> GOAL OF THE EXERCISE:
Every line below is to be copied exactly, with the pictures left out.
----
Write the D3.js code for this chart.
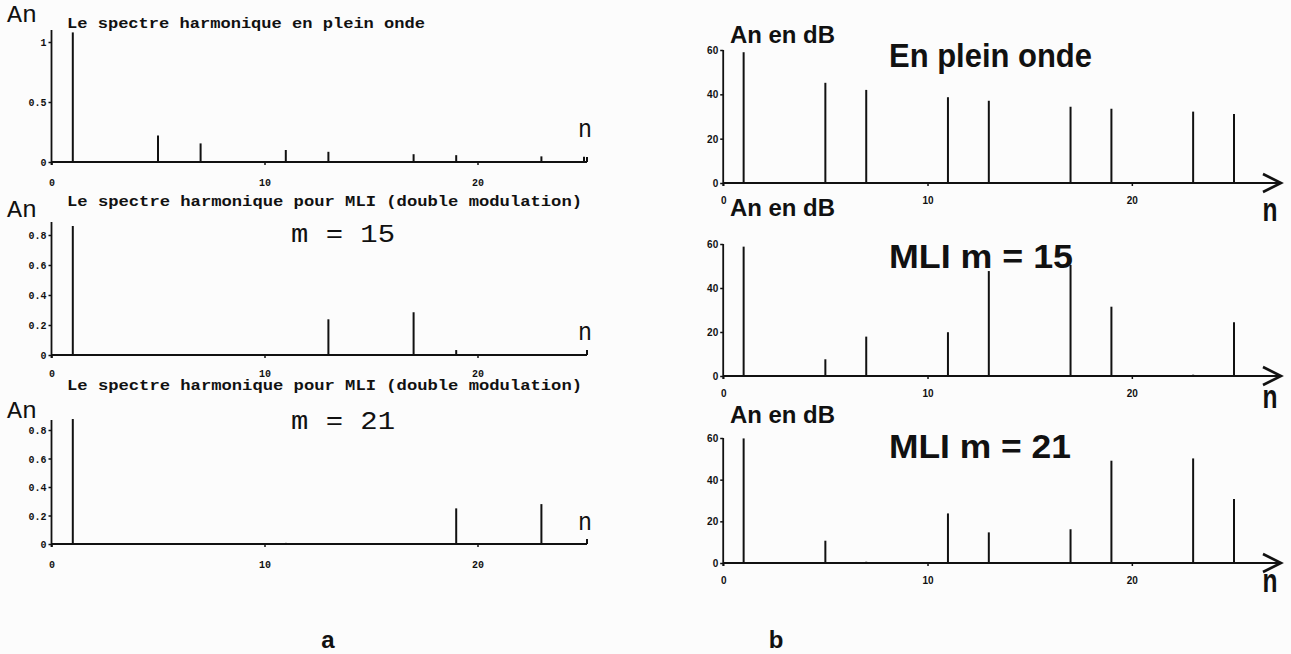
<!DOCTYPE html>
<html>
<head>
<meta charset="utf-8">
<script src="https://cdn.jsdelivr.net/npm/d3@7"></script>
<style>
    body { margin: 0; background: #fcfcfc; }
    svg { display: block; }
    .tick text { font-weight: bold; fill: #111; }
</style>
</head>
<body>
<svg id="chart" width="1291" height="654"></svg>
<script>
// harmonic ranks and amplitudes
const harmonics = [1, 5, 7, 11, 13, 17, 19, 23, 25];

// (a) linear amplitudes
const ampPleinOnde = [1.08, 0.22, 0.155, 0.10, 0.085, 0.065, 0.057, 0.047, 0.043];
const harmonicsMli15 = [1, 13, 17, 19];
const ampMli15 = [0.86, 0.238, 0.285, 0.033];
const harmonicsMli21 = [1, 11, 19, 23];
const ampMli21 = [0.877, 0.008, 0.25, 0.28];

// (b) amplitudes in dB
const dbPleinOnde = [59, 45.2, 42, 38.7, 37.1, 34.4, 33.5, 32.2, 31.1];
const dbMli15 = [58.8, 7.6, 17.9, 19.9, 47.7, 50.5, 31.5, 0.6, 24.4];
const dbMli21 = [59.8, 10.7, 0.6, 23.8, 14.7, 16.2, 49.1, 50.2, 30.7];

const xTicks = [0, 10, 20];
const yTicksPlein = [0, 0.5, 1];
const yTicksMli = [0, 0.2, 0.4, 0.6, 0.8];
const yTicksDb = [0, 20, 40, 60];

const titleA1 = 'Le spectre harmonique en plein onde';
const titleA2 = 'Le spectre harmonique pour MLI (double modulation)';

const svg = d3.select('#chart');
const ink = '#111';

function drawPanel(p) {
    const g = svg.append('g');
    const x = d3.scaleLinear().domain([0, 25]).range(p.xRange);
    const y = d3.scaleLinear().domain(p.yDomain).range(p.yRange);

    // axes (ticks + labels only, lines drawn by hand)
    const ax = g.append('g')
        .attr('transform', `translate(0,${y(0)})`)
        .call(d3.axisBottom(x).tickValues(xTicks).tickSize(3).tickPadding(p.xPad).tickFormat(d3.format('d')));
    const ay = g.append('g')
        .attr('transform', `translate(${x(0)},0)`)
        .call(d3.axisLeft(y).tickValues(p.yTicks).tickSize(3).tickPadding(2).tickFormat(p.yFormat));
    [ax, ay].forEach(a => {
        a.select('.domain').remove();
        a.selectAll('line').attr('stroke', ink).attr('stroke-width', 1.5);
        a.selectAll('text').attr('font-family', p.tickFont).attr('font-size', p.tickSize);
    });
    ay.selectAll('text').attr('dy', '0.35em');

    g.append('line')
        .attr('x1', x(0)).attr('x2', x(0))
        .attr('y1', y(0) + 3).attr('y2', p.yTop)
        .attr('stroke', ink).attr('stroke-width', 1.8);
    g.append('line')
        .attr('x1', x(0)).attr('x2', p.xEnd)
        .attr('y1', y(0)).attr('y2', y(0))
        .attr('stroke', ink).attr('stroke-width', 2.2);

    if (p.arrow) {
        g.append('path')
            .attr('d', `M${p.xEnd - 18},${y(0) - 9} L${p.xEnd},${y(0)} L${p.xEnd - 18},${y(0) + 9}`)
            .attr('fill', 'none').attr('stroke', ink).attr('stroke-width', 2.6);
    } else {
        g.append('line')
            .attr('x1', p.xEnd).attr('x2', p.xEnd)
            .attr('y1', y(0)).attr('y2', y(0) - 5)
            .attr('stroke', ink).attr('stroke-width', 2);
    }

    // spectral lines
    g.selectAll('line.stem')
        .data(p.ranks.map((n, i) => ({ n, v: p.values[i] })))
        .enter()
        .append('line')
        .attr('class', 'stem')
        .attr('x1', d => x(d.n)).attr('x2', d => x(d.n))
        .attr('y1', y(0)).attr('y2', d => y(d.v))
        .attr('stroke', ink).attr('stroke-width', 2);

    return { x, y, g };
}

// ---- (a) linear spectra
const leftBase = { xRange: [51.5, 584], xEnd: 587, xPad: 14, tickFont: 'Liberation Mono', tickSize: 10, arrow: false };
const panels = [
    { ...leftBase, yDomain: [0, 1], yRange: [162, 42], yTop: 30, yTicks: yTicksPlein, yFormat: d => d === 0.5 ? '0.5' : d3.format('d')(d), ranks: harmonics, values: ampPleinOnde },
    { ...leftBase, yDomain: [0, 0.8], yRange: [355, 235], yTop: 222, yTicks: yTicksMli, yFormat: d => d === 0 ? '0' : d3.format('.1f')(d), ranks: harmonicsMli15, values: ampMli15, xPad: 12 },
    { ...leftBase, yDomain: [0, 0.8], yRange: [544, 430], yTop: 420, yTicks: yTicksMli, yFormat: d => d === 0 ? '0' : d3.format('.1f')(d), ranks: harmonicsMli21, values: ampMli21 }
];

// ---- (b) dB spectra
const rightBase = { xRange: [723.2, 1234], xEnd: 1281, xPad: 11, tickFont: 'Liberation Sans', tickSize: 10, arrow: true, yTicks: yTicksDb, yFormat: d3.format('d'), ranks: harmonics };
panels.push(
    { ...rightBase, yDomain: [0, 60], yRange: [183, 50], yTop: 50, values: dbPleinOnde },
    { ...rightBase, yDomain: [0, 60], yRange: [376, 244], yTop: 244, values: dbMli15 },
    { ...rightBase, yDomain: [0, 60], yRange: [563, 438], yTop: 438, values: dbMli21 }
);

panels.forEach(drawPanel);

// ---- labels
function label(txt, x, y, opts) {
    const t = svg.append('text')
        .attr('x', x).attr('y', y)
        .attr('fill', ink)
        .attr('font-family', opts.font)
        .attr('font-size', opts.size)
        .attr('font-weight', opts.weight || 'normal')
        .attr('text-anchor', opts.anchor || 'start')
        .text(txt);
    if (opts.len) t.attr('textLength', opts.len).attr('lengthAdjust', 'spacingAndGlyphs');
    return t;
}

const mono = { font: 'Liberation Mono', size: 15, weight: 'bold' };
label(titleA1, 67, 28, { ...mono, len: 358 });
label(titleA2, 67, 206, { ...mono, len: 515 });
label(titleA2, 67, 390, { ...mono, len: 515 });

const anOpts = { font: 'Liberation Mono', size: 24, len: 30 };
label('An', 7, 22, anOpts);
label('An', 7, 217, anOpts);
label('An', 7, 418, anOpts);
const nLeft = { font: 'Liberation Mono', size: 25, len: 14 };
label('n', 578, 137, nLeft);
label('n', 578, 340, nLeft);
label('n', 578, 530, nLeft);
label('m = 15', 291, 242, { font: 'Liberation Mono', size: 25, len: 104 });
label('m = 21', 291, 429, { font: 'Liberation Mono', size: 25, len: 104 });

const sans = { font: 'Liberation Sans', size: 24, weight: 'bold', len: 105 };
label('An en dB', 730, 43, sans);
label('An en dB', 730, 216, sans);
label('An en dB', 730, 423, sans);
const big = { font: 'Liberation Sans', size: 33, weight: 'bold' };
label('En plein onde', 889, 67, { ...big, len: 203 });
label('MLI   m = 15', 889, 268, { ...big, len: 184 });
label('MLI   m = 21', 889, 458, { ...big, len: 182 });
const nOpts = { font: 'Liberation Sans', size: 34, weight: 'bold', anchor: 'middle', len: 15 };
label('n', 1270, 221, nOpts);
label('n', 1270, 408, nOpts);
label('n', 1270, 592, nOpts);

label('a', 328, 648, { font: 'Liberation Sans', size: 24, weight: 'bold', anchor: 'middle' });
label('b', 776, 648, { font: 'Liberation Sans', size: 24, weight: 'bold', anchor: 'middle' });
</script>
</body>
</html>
----
> ANSWER TO THE TASK:
Write the D3.js code for this chart.
<!DOCTYPE html>
<html>
<head>
<meta charset="utf-8">
<script src="https://cdn.jsdelivr.net/npm/d3@7"></script>
<style>
    body { margin: 0; background: #fcfcfc; }
    svg { display: block; }
    .tick text { font-weight: bold; fill: #111; }
</style>
</head>
<body>
<svg id="chart" width="1291" height="654"></svg>
<script>
// harmonic ranks and amplitudes
const harmonics = [1, 5, 7, 11, 13, 17, 19, 23, 25];

// (a) linear amplitudes
const ampPleinOnde = [1.08, 0.22, 0.155, 0.10, 0.085, 0.065, 0.057, 0.047, 0.043];
const harmonicsMli15 = [1, 13, 17, 19];
const ampMli15 = [0.86, 0.238, 0.285, 0.033];
const harmonicsMli21 = [1, 11, 19, 23];
const ampMli21 = [0.877, 0.008, 0.25, 0.28];

// (b) amplitudes in dB
const dbPleinOnde = [59, 45.2, 42, 38.7, 37.1, 34.4, 33.5, 32.2, 31.1];
const dbMli15 = [58.8, 7.6, 17.9, 19.9, 47.7, 50.5, 31.5, 0.6, 24.4];
const dbMli21 = [59.8, 10.7, 0.6, 23.8, 14.7, 16.2, 49.1, 50.2, 30.7];

const xTicks = [0, 10, 20];
const yTicksPlein = [0, 0.5, 1];
const yTicksMli = [0, 0.2, 0.4, 0.6, 0.8];
const yTicksDb = [0, 20, 40, 60];

const titleA1 = 'Le spectre harmonique en plein onde';
const titleA2 = 'Le spectre harmonique pour MLI (double modulation)';

const svg = d3.select('#chart');
const ink = '#111';

function drawPanel(p) {
    const g = svg.append('g');
    const x = d3.scaleLinear().domain([0, 25]).range(p.xRange);
    const y = d3.scaleLinear().domain(p.yDomain).range(p.yRange);

    // axes (ticks + labels only, lines drawn by hand)
    const ax = g.append('g')
        .attr('transform', `translate(0,${y(0)})`)
        .call(d3.axisBottom(x).tickValues(xTicks).tickSize(3).tickPadding(p.xPad).tickFormat(d3.format('d')));
    const ay = g.append('g')
        .attr('transform', `translate(${x(0)},0)`)
        .call(d3.axisLeft(y).tickValues(p.yTicks).tickSize(3).tickPadding(2).tickFormat(p.yFormat));
    [ax, ay].forEach(a => {
        a.select('.domain').remove();
        a.selectAll('line').attr('stroke', ink).attr('stroke-width', 1.5);
        a.selectAll('text').attr('font-family', p.tickFont).attr('font-size', p.tickSize);
    });
    ay.selectAll('text').attr('dy', '0.35em');

    g.append('line')
        .attr('x1', x(0)).attr('x2', x(0))
        .attr('y1', y(0) + 3).attr('y2', p.yTop)
        .attr('stroke', ink).attr('stroke-width', 1.8);
    g.append('line')
        .attr('x1', x(0)).attr('x2', p.xEnd)
        .attr('y1', y(0)).attr('y2', y(0))
        .attr('stroke', ink).attr('stroke-width', 2.2);

    if (p.arrow) {
        g.append('path')
            .attr('d', `M${p.xEnd - 18},${y(0) - 9} L${p.xEnd},${y(0)} L${p.xEnd - 18},${y(0) + 9}`)
            .attr('fill', 'none').attr('stroke', ink).attr('stroke-width', 2.6);
    } else {
        g.append('line')
            .attr('x1', p.xEnd).attr('x2', p.xEnd)
            .attr('y1', y(0)).attr('y2', y(0) - 5)
            .attr('stroke', ink).attr('stroke-width', 2);
    }

    // spectral lines
    g.selectAll('line.stem')
        .data(p.ranks.map((n, i) => ({ n, v: p.values[i] })))
        .enter()
        .append('line')
        .attr('class', 'stem')
        .attr('x1', d => x(d.n)).attr('x2', d => x(d.n))
        .attr('y1', y(0)).attr('y2', d => y(d.v))
        .attr('stroke', ink).attr('stroke-width', 2);

    return { x, y, g };
}

// ---- (a) linear spectra
const leftBase = { xRange: [51.5, 584], xEnd: 587, xPad: 14, tickFont: 'Liberation Mono', tickSize: 10, arrow: false };
const panels = [
    { ...leftBase, yDomain: [0, 1], yRange: [162, 42], yTop: 30, yTicks: yTicksPlein, yFormat: d => d === 0.5 ? '0.5' : d3.format('d')(d), ranks: harmonics, values: ampPleinOnde },
    { ...leftBase, yDomain: [0, 0.8], yRange: [355, 235], yTop: 222, yTicks: yTicksMli, yFormat: d => d === 0 ? '0' : d3.format('.1f')(d), ranks: harmonicsMli15, values: ampMli15, xPad: 12 },
    { ...leftBase, yDomain: [0, 0.8], yRange: [544, 430], yTop: 420, yTicks: yTicksMli, yFormat: d => d === 0 ? '0' : d3.format('.1f')(d), ranks: harmonicsMli21, values: ampMli21 }
];

// ---- (b) dB spectra
const rightBase = { xRange: [723.2, 1234], xEnd: 1281, xPad: 11, tickFont: 'Liberation Sans', tickSize: 10, arrow: true, yTicks: yTicksDb, yFormat: d3.format('d'), ranks: harmonics };
panels.push(
    { ...rightBase, yDomain: [0, 60], yRange: [183, 50], yTop: 50, values: dbPleinOnde },
    { ...rightBase, yDomain: [0, 60], yRange: [376, 244], yTop: 244, values: dbMli15 },
    { ...rightBase, yDomain: [0, 60], yRange: [563, 438], yTop: 438, values: dbMli21 }
);

panels.forEach(drawPanel);

// ---- labels
function label(txt, x, y, opts) {
    const t = svg.append('text')
        .attr('x', x).attr('y', y)
        .attr('fill', ink)
        .attr('font-family', opts.font)
        .attr('font-size', opts.size)
        .attr('font-weight', opts.weight || 'normal')
        .attr('text-anchor', opts.anchor || 'start')
        .text(txt);
    if (opts.len) t.attr('textLength', opts.len).attr('lengthAdjust', 'spacingAndGlyphs');
    return t;
}

const mono = { font: 'Liberation Mono', size: 15, weight: 'bold' };
label(titleA1, 67, 28, { ...mono, len: 358 });
label(titleA2, 67, 206, { ...mono, len: 515 });
label(titleA2, 67, 390, { ...mono, len: 515 });

const anOpts = { font: 'Liberation Mono', size: 24, len: 30 };
label('An', 7, 22, anOpts);
label('An', 7, 217, anOpts);
label('An', 7, 418, anOpts);
const nLeft = { font: 'Liberation Mono', size: 25, len: 14 };
label('n', 578, 137, nLeft);
label('n', 578, 340, nLeft);
label('n', 578, 530, nLeft);
label('m = 15', 291, 242, { font: 'Liberation Mono', size: 25, len: 104 });
label('m = 21', 291, 429, { font: 'Liberation Mono', size: 25, len: 104 });

const sans = { font: 'Liberation Sans', size: 24, weight: 'bold', len: 105 };
label('An en dB', 730, 43, sans);
label('An en dB', 730, 216, sans);
label('An en dB', 730, 423, sans);
const big = { font: 'Liberation Sans', size: 33, weight: 'bold' };
label('En plein onde', 889, 67, { ...big, len: 203 });
label('MLI   m = 15', 889, 268, { ...big, len: 184 });
label('MLI   m = 21', 889, 458, { ...big, len: 182 });
const nOpts = { font: 'Liberation Sans', size: 34, weight: 'bold', anchor: 'middle', len: 15 };
label('n', 1270, 221, nOpts);
label('n', 1270, 408, nOpts);
label('n', 1270, 592, nOpts);

label('a', 328, 648, { font: 'Liberation Sans', size: 24, weight: 'bold', anchor: 'middle' });
label('b', 776, 648, { font: 'Liberation Sans', size: 24, weight: 'bold', anchor: 'middle' });
</script>
</body>
</html>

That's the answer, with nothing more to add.